Morales had not done anything illegal under the laws of any country. But the Kremlin has characterized the US and its allies, who are arming Ukrainian troops, as the real enemy in the war, blaming them for setbacks at the front. Morales feared that Russian troops would arrest him simply because he was an American.
He became a survivor and a furtive witness to the Russian attack, the brutal occupation and the failed Russian effort to assimilate parts of Ukraine and eliminate any opposition.
The Russians invaded Kherson in early March, and soon after soldiers were patrolling the streets of the city while agents of the Federal Security Service (FSB, in Russian), the main successor agency of the KGB, searched for members of an underground pro-Ukrainian guerrilla movement. .
Morales’ life became limited to two apartments – his and his ex-wife’s–, in addition to the patio, a pleasant space that is difficult to see, with cherry and walnut trees.
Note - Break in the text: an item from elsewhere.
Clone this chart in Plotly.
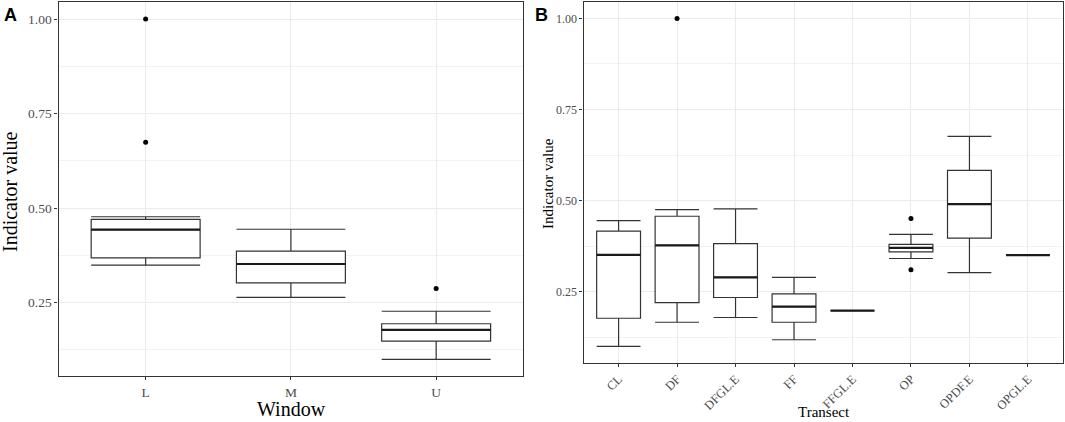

For two months, he says, he dared not venture farther than the courtyard.
Relatives of his ex-wife, who is Ukrainian, would bring him food, and he would sometimes shop at a grocery store where he met the clerk — a teenager with pro-Ukrainian views. Shopping trips were exceptions in his generally cloistered life.
There was a moment when he narrowly escaped a tight spot. In September, he had gone to the courtyard and seen Russian soldiers pointing rifles through the wire mesh of a gate. He ran back into the house and locked the door. Shortly afterwards a group of soldiers arrived to search. A neighbor shouted from the other side of the door that he had no choice but to open the door. Morales opened it and found himself face to face with an FSB agent.
He speaks Russian, but not well enough to pass for Ukrainian. He told the agent that he was Irish, his name was Timothy Joseph, he taught English and had lost his passport. The secret police left. The neighbor, an older woman, helped him with the deception, telling the police that they had no reason to be suspicious.
“That changed my perspective,” he says. “Before I was careful. Then I got paranoid.” He says the interrogation was the worst time he’s been through and that he thinks he only got away with it because the agents “were not the smartest people in the world.”
From his hiding place, he was able to return to teaching English online, using a neighbor’s Internet connection to communicate with students in other parts of the country and abroad. “It kept my sanity,” he says, even though he couldn’t get paid for classes.
Morales became concerned when he saw a Russian, possibly a civilian administrator for the occupation government, move his family to live in an apartment abandoned by Ukrainians in a building across the street, increasing the risk of himself being discovered.
But as time went on, he observed something that was also becoming obvious to other residents: that the Russian army was falling apart. Discipline was slipping away, soldiers looked more ragged, and they were more commonly seen driving stolen local cars than military vehicles. “As time went on they became more sloppy and confused.”
In the last month of the Russian occupation, Morales observed that soldiers who had stolen expensive cars, such as BMWs or Mercedes, were ferrying these vehicles away from Kherson. The disappearance gave hope.
In the week before the release, the electricity went out, and Morales was left without access to the news. On Friday he saw a car pass in the street with a Ukrainian flag. “I knew then that the Russians were gone.”
He took part in the celebration in the city’s central square, greeting soldiers who entered Kherson in jeeps and pickups without encountering opposition. But as happy as he is that the city is free, he intends to leave now. “I need to distance myself from what happened here.”